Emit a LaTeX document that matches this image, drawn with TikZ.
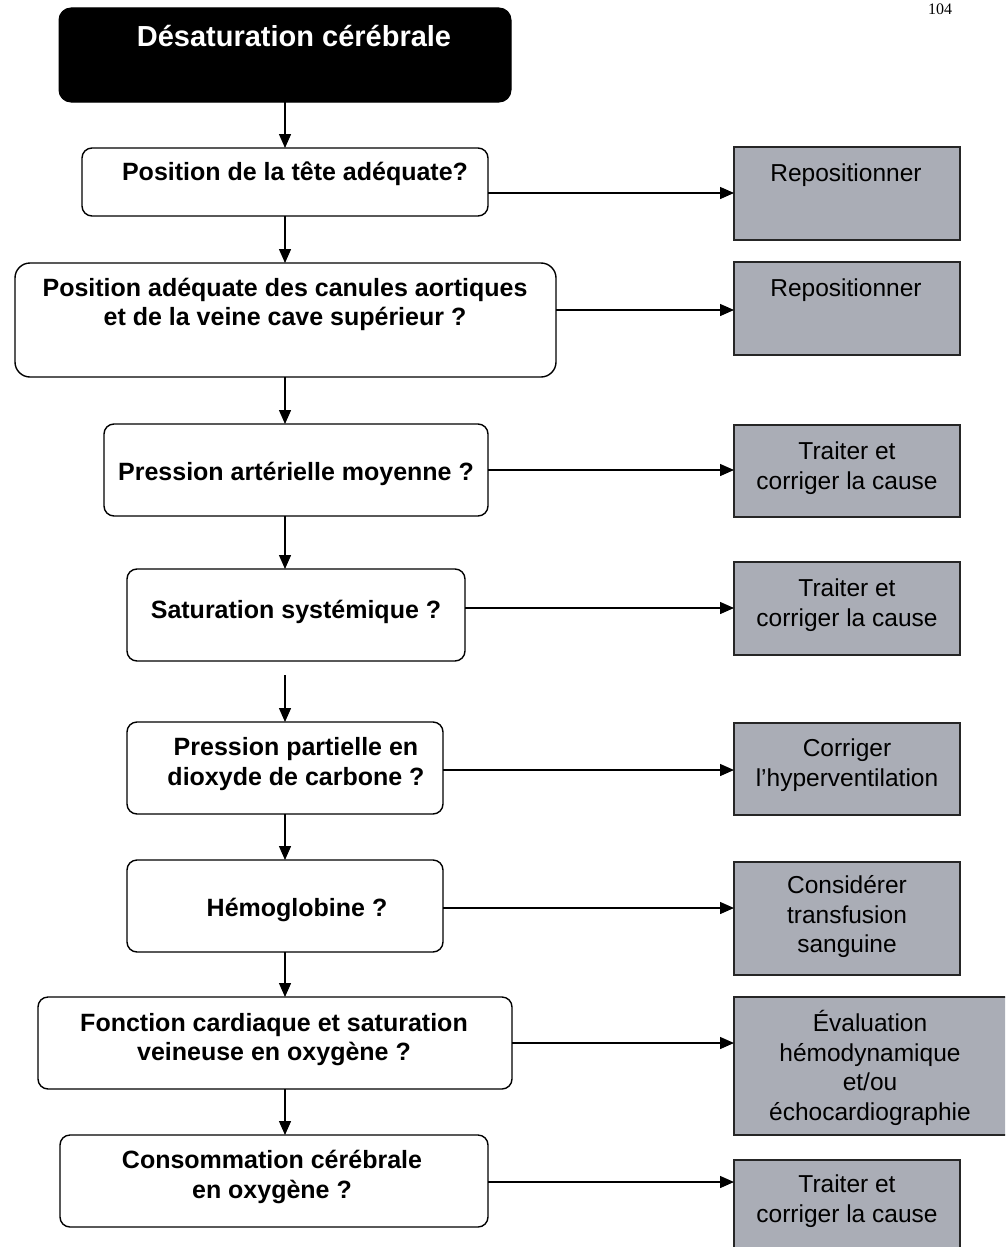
\documentclass[tikz,border=0pt]{standalone}
\usepackage{fontspec}
\setmainfont{Liberation Sans}
\newfontfamily\pagefont{Liberation Serif}
\usetikzlibrary{arrows.meta}
\definecolor{boxgray}{RGB}{170,173,182}
\begin{document}
\begin{tikzpicture}[x=1pt,y=-1pt,
  start/.style={draw=black, fill=black, rounded corners=12pt, line width=1pt,
    inner sep=0pt, outer sep=0pt},
  question/.style={draw=black, fill=white, rounded corners=10pt, line width=1.4pt,
    inner sep=0pt, outer sep=0pt},
  action/.style={draw=black!85, fill=boxgray, line width=1.8pt,
    inner sep=0pt, outer sep=0pt},
  ttext/.style={font=\fontsize{29}{33}\selectfont\bfseries, text=white, inner sep=0pt},
  qtext/.style={font=\fontsize{25}{29.5}\selectfont\bfseries, align=center, inner sep=0pt},
  atext/.style={font=\fontsize{24.5}{29.5}\selectfont, align=center, inner sep=0pt},
  flow/.style={line width=1.4pt, -{Triangle[length=14pt,width=12pt]}}]

\useasboundingbox (0,0) rectangle (1005,1247);
\clip (0,0) rectangle (1005,1247);

% page number
\node[font=\pagefont\fontsize{16}{18}\selectfont, anchor=base, inner sep=0pt] (pg) at (940,15) {104};

% start box
\node[start, minimum width=452pt, minimum height=94pt] (title) at (285,55) {};
\node[ttext] (titletxt) at (294,36) {Désaturation cérébrale};

% question boxes
\node[question, minimum width=406pt, minimum height=68pt] (q1) at (285,182) {};
\node[question, rounded corners=15pt, minimum width=541pt, minimum height=114pt] (q2) at (285.5,320) {};
\node[question, minimum width=384pt, minimum height=92pt] (q3) at (296,470) {};
\node[question, minimum width=338pt, minimum height=92pt] (q4) at (296,615) {};
\node[question, minimum width=316pt, minimum height=92pt] (q5) at (285,768) {};
\node[question, minimum width=316pt, minimum height=92pt] (q6) at (285,906) {};
\node[question, minimum width=474pt, minimum height=92pt] (q7) at (275,1043) {};
\node[question, minimum width=428pt, minimum height=92pt] (q8) at (274,1181) {};

\node[qtext] (q1txt) at (295,174) {Position de la tête adéquate?};
\node[qtext] (q2txt) at (285,304.5) {Position adéquate des canules aortiques\\et de la veine cave supérieur ?};
\node[qtext] (q3txt) at (296,474) {Pression artérielle moyenne ?};
\node[qtext] (q4txt) at (296,612) {Saturation systémique ?};
\node[qtext] (q5txt) at (296,764) {Pression partielle en\\dioxyde de carbone ?};
\node[qtext] (q6txt) at (297,910) {Hémoglobine ?};
\node[qtext] (q7txt) at (274,1039.5) {Fonction cardiaque et saturation\\veineuse en oxygène ?};
\node[qtext] (q8txt) at (272,1177) {Consommation cérébrale\\en oxygène ?};

% action boxes
\node[action, minimum width=226pt, minimum height=93pt] (a1) at (847,193.5) {};
\node[action, minimum width=226pt, minimum height=93pt] (a2) at (847,308.5) {};
\node[action, minimum width=226pt, minimum height=92pt] (a3) at (847,471) {};
\node[action, minimum width=226pt, minimum height=93pt] (a4) at (847,608.5) {};
\node[action, minimum width=226pt, minimum height=92pt] (a5) at (847,769) {};
\node[action, minimum width=226pt, minimum height=113pt] (a6) at (847,918.5) {};
\node[action, minimum width=278pt, minimum height=138pt] (a7) at (873,1066) {};
\node[action, minimum width=226pt, minimum height=100pt] (a8) at (847,1210) {};

\node[atext] (a1txt) at (846,175) {Repositionner};
\node[atext] (a2txt) at (846,290) {Repositionner};
\node[atext] (a3txt) at (847,468) {Traiter et\\corriger la cause};
\node[atext] (a4txt) at (847,605) {Traiter et\\corriger la cause};
\node[atext] (a5txt) at (847,765) {Corriger\\l’hyperventilation};
\node[atext] (a6txt) at (847,917) {Considérer\\transfusion\\sanguine};
\node[atext] (a7txt) at (870,1068) {Évaluation\\hémodynamique\\et/ou\\échocardiographie};
\node[atext] (a8txt) at (847,1201) {Traiter et\\corriger la cause};

% main vertical flow
\coordinate (spine) at (285,0);
\coordinate (q4out) at (285,675);
\draw[flow] (title.south -| spine) -- (q1.north -| spine);
\draw[flow] (q1.south -| spine) -- (q2.north -| spine);
\draw[flow] (q2.south -| spine) -- (q3.north -| spine);
\draw[flow] (q3.south -| spine) -- (q4.north -| spine);
\draw[flow] (q4out) -- (q5.north -| spine);
\draw[flow] (q5.south -| spine) -- (q6.north -| spine);
\draw[flow] (q6.south -| spine) -- (q7.north -| spine);
\draw[flow] (q7.south -| spine) -- (q8.north -| spine);

% branches to the actions
\coordinate (h1) at (0,193);
\coordinate (h2) at (0,310);
\coordinate (h3) at (0,470);
\coordinate (h4) at (0,608);
\coordinate (h5) at (0,770);
\coordinate (h6) at (0,908);
\coordinate (h7) at (0,1043);
\coordinate (h8) at (0,1182);
\draw[flow] (q1.east |- h1) -- (a1.west |- h1);
\draw[flow] (q2.east |- h2) -- (a2.west |- h2);
\draw[flow] (q3.east |- h3) -- (a3.west |- h3);
\draw[flow] (q4.east |- h4) -- (a4.west |- h4);
\draw[flow] (q5.east |- h5) -- (a5.west |- h5);
\draw[flow] (q6.east |- h6) -- (a6.west |- h6);
\draw[flow] (q7.east |- h7) -- (a7.west |- h7);
\draw[flow] (q8.east |- h8) -- (a8.west |- h8);
\end{tikzpicture}
\end{document}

## Task to carry out
Starting at the first line of the material, output exactly the lines up to and including the one with "(titletxt) at (294,36)". Do not include the pictures.

## The reply
Emit a LaTeX document that matches this image, drawn with TikZ.
\documentclass[tikz,border=0pt]{standalone}
\usepackage{fontspec}
\setmainfont{Liberation Sans}
\newfontfamily\pagefont{Liberation Serif}
\usetikzlibrary{arrows.meta}
\definecolor{boxgray}{RGB}{170,173,182}
\begin{document}
\begin{tikzpicture}[x=1pt,y=-1pt,
  start/.style={draw=black, fill=black, rounded corners=12pt, line width=1pt,
    inner sep=0pt, outer sep=0pt},
  question/.style={draw=black, fill=white, rounded corners=10pt, line width=1.4pt,
    inner sep=0pt, outer sep=0pt},
  action/.style={draw=black!85, fill=boxgray, line width=1.8pt,
    inner sep=0pt, outer sep=0pt},
  ttext/.style={font=\fontsize{29}{33}\selectfont\bfseries, text=white, inner sep=0pt},
  qtext/.style={font=\fontsize{25}{29.5}\selectfont\bfseries, align=center, inner sep=0pt},
  atext/.style={font=\fontsize{24.5}{29.5}\selectfont, align=center, inner sep=0pt},
  flow/.style={line width=1.4pt, -{Triangle[length=14pt,width=12pt]}}]

\useasboundingbox (0,0) rectangle (1005,1247);
\clip (0,0) rectangle (1005,1247);

% page number
\node[font=\pagefont\fontsize{16}{18}\selectfont, anchor=base, inner sep=0pt] (pg) at (940,15) {104};

% start box
\node[start, minimum width=452pt, minimum height=94pt] (title) at (285,55) {};
\node[ttext] (titletxt) at (294,36) {Désaturation cérébrale};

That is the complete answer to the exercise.